Fyodor: I believe that the answer from string theory would be the following. The observer would wave his arms around and count a certain number of dimensions. Then he would learn string theory and do experiments with an LHC and conclude from the particle spectrum that there are extra dimensions that he didn’t count while waving his arms around. Some observers would be able to count all the dimensions by waving their arms and others would have a very difficult time finding them. What is indistinguishable is the final string-theoretic description of the world that the two would reach (which is what string theorists would call the real world), and the differences in the respective worlds that they see around them would be attributed to the fact that the observers would regard themselves as embedded in the stringy world in different ways. An observer imprisoned in a D-brane would be able to wave his arms in fewer directions than an observer who wasn’t so imprisoned.
when speaking of physics inventions
there is none like the extra dimensions
but how many you query
well there’s more than one theory
and discussion increases the tension
….oh wait this was supposed to go over on the poetry thread…. 😉
Elliot
In the perfect world, I like circles that are smoothly expressed, but it is not always like that?
There are 129600 dimensions. Don’t ask why…
I know I am Physic-ally challenged sometimes, but I can’t just take that for granted Claire. 🙂
It would seem that there should be as many dimensions as there are numbers to denote them.
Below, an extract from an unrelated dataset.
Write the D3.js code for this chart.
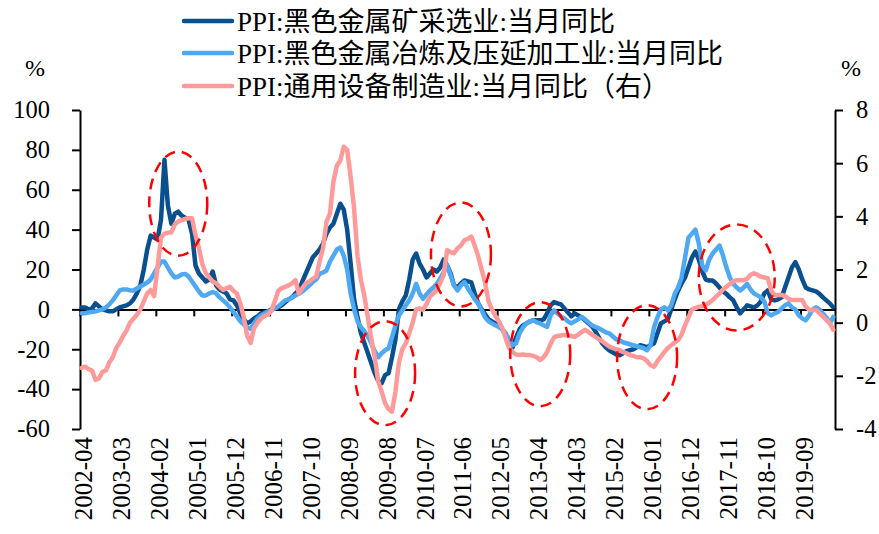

An infinite number that can go on forever in a “positive field”, as well as an infinite number in a “negative” field.
I see no reason that there need be a finite number of dimensions anymore than there can be a finite numeric system.
Perhaps “zero” and “infinity” are actually one and the same.
I’ve heard of the higher dimensions in string theory being spoken of as “existing within a realm that’s smaller than we can measure”…which just sounds like a complicated explanation of describing the attributes of the “infinitely small”.
Any reason this assumption should be considered “in error”??